I had forgotten how to breathe. I gasped, my mouth open, sucking and swallowing the air into my chest. My chest ached…. I wanted to lie down and go to sleep. A fat, white sheep watched me with concern. I held its liquid eye as it moved slowly past until with a loud blast of the horn our truck pulled free and screeched into the middle of the road.

When they eventually return to Marrakech, Mum is frantic. Bea has disappeared. Not having wanted to follow the English family to the country, she has ended up at “the polio school” run by a strict Englishwoman. This sounds extreme, but Esther Freud avoids melodrama by focusing on the relationship between the two sisters as the younger one tries to persuade Bea to come home:


“I like it here,” she said. “It’s like being at boarding-school.”

“Have you ever been at boarding-school?”

“No, stupid.”

I was losing track of what Bea had and hadn’t done…. I tried to think of something else to say. Everything in my head was jumbled and arguing.

Even when the family is reunited and Bilal returns, the idyll is over. Local rituals and customs no longer charm—“I didn’t like to think about the camel festival.
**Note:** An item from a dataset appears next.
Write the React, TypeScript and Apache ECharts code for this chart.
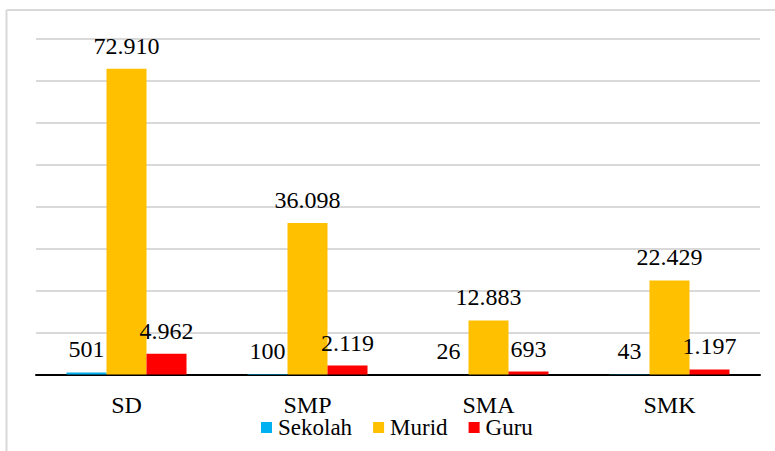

The camel, garlanded in flowers, had collected us from our house in the Mellah, and we had followed it out of the city and high into the mountains in a procession of singing.” The parade ends, however, with the beheading of the animal. And the sisters witness the beating of their shadow, the harmless Fool: “Occasionally I looked at Bea to see if she was running over those events like I was, the sound effects living their own life behind her eyes, but she gave nothing away.”

Hideous Kinky is a novel less about an exotic country seen through an innocent’s eyes than about family, about having a deeply embarrassing mother, an older sister who does everything before you, and about longing for a father. It escapes sentimentality by its simplicity: “Bilal was my Dad. No one denied it when I said so.” The author, her sister, and her mother spent two years in Morocco, but while Esther Freud may not have invented her subject, she has recreated the memory with a light touch and delicate irony.